Ibáñez afirmaba no estar “convencido de que el libro esté a la altura de sus mejores obras por esa decisión (o indecisión) de no querer escribir una novela.” Al hilo de esta decisión, y a pesar de la cita de Pingaud que preside el libro: “Es indiferente si recuerdo o invento, si tomo prestado o imagino”, Condé no ha querido convertir la vida de su abuela en una novela, no ha querido apenas inventar. Solo quiso “reivindicar el legado de una mujer que aparentemente no dejó ninguno”, aunque los grandes temas, “el racismo y la condición de las mujeres negras antillanas, no son menos descarnados y terribles por el hecho de aparecer bajo el ropaje de palabras tan bellas y tan llenas de sabores, colores y aromas”, concluye Ibáñez su crítica.

Nueva biografía de Azorín… 

Francisco Fuster (Casa de América, 2016)

¿Quién fue realmente José Martínez Ruiz, conocido en las letras españolas como Azorín? Para responder a la pregunta (pregunta que precede a toda biografía), el valenciano Francisco Fuster ha indagado en la vida del autor de La voluntad, de este “moderno” que ya es un clásico, como dice Rafael Narbona, que reseña el libro en El Cultural: “Moderno porque Azorín se mueve en la misma línea que Proust o Virginia Woolf, priorizando lo psicológico y poético sobre la trama. Clásico porque su prosa posee la elegancia, limpieza y precisión de lo atemporal”. Y sostiene que Los pueblos, Castilla, La ruta de Don Quijote o sus estudios sobre los clásicos del Siglo de Oro ya forman parte del canon literario de la literatura española de la primera mitad del XX. Ya dejamos en estas páginas constancia de la importancia de Azorín en la moderna lectura de los clásicos al aportar un punto de vista nuevo revisando valores literarios bajo una luz moderna, reinterpretando a los autores del pasado desde la mirada actual, además de estudiar su recepción a lo largo del tiempo, pues son distintas las valoraciones del pasado que las que podemos hacer en la actualidad, apreciando a los clásicos como algo vivo y no una cosa muerta y sin alma, como simples objetos de estudio.

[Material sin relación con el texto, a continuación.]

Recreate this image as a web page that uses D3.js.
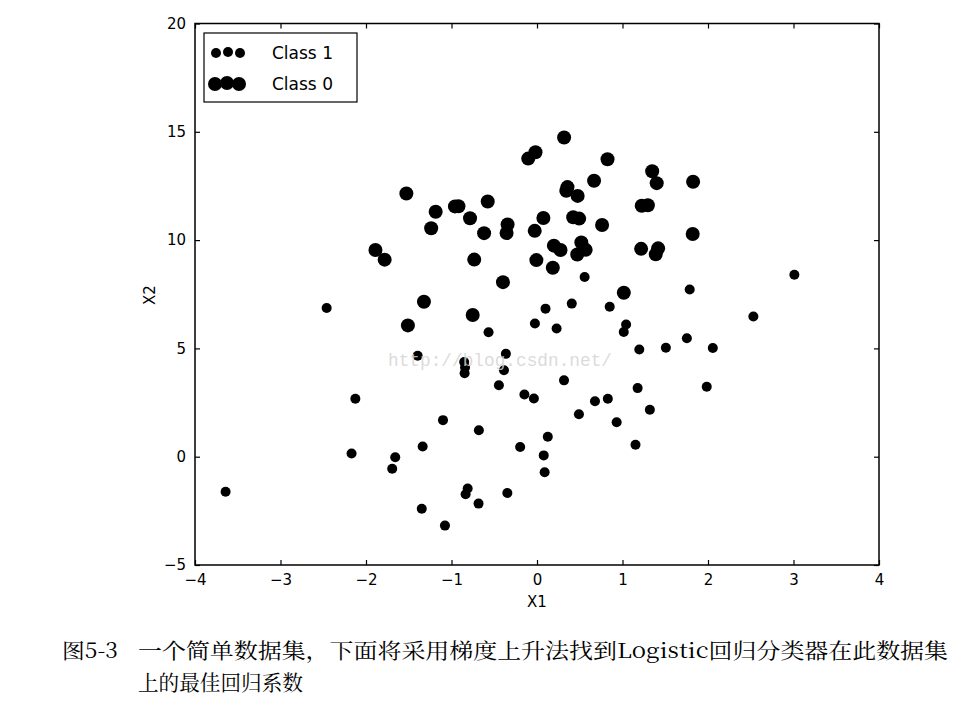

En Azorín. Clásico y moderno Fuster aborda el conflicto espiritual del escritor, dividido entre “su pulsión ética en favor del progreso social y su ideal estético conservador”. 

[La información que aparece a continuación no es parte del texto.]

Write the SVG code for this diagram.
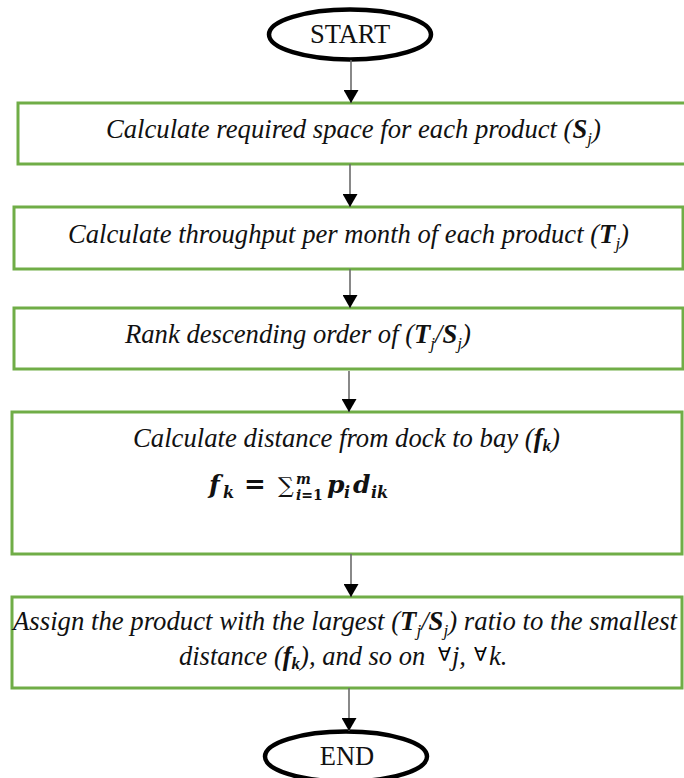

Agazapado bajo el discreto velo de la timidez, y aunque gozó de fama y reconocimiento a partir de 1902, cuando publicó La voluntad y, poco después, Antonio Azorín y Las confesiones de un pequeño filósofo, germen de un vasto universo estético saturado de introspección y lirismo, la posteridad se ha mostrado muy desdeñosa con su obra, escribe Narbona en la reseña del libro. Defiende que su conservadurismo no puede servir de pretexto para borrar o desdibujar la excelencia de su obra. Ortega y Gasset alabó su estilo en el artículo Azorín o los primores de lo vulgar, señalando que su mirada no es la del historiador, sino la del miniaturista que se demora en lo aparentemente intrascendente. “Donde otro solo ve insignificancia, él advierte grandeza y profundidad”. Eso le permitió describir con maestría la vida de los insectos, pero también provocó que sus crónicas de la Gran Guerra prestaran más atención a los árboles que a las bombas, lo que le granjeó alguna que otra chanza de sus contemporáneos. 

Ese familiar halo oriental

Han Kang y su tienda de libros Onulbooks, en el centro de Seul

La Lectura publica en su último número una entrevista con la escritora surcoreana Han Kang, premio Nobel 2024. En respuesta a las preguntas de Andrés Seoane, Kang cuenta cómo supo lo que a sus 54 años la convertiría en héroe nacional de su país, al que tanto ha fustigado en sus novelas por su pasado violento: obtener el Nobel. Estaba con su hijo de 24 años en su casa de Seúl discutiendo qué té tomar, si de menta, bayas o manzanilla, cuando sonó el teléfono. Llamaban desde la Academia sueca para darle la noticia. Enseguida su móvil “estaba ardiendo” por las llamadas. Puso la tele, confirmó la noticia, apagó el móvil, y volvió al debate sobre qué té elegir. Un breve oasis antes del frenético devenir fruto del éxito. Dice Kang que “demasiada atención no es buena para los escritores, que necesitas el anonimato, poder pasear por la calle. Necesitas tu calma interior”.

Y cuenta que antes del Nobel, y tras dejar un trabajo como profesora de Escritura Creativa, regentó junto a su hijo una diminuta librería (no tenía más de 10 metros cuadrados) en un callejón del centro de Seúl. No ganaba mucho dinero, pero le encantaba ordenar los libros, recomendarlos, encender las luces al abrir por la mañana y apagarlas al cerrar. Un de esos lugares con el peculiar encanto que nos ha mostrado el cine oriental.

Tras ganar el premio, y debido a la presión constante de la presencia de los fans, decidió ceder la gestión diaria a un gerente. Los focos apagaron las pequeñas luces de la minúscula librería del callejón. Onulbooks se llama.